AI-generated summary
The quadratic computational complexity in the self-attention mechanism of
popular transformer architectures poses significant challenges for training and
inference, particularly in terms of efficiency and memory requirements. Towards
addressing these challenges, this paper introduces a novel fast computation
method for gradient calculation in multi-layer transformer models. Our approach
enables the computation of gradients for the entire multi-layer transformer
model in almost linear time n^{1+o(1)}, where n is the input sequence
length. This breakthrough significantly reduces the computational bottleneck
associated with the traditional quadratic time complexity. Our theory holds for
any loss function and maintains a bounded approximation error across the entire
model. Furthermore, our analysis can hold when the multi-layer transformer
model contains many practical sub-modules, such as residual connection, casual
mask, and multi-head attention. By improving the efficiency of gradient
computation in large language models, we hope that our work will facilitate the
more effective training and deployment of long-context language models based on
our theoretical results.
Really excited to introduce this new work. It applies polynomial kernel approximation [AS23, AS24a] to solve the forward and backward computations of multi-layer transformer in almost linear time $n^{1+o(1)}$.

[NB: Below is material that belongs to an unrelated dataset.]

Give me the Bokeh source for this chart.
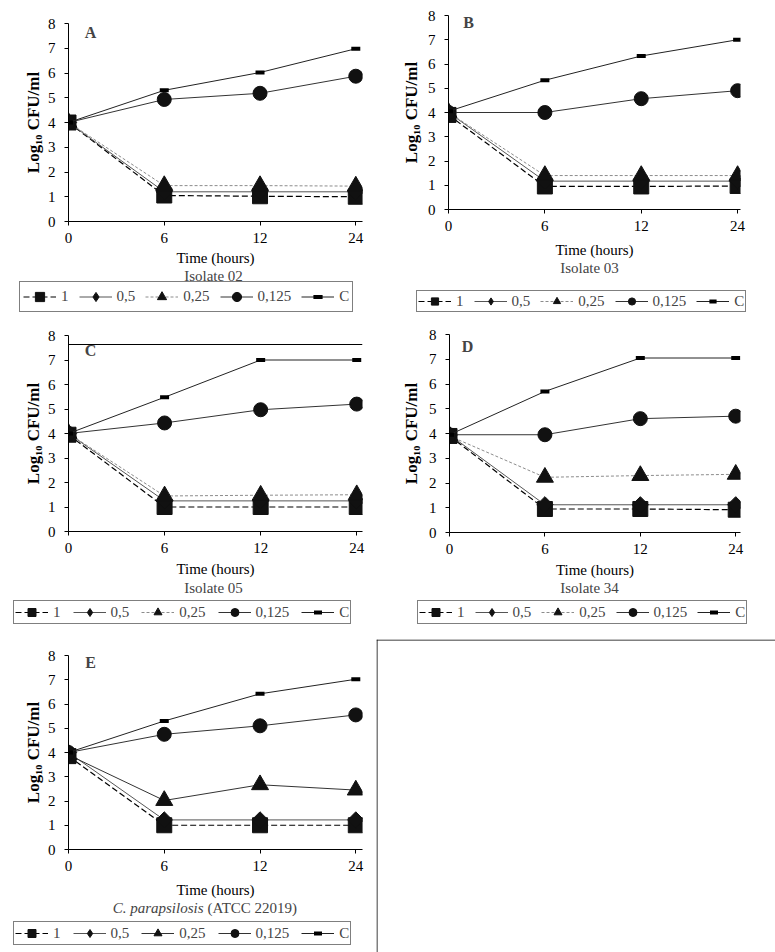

Thank you for the excellent work! I find the current structure of the paper a bit challenging to follow. It would be helpful to see more concise equations that better capture the core of the approximation method. I look forward to a tutorial on this in the future.
Thank you for your interest to our work and your nice suggestions. We will try to provide more visualizations for the polynomial approximation method in the future, to make it easier to understand.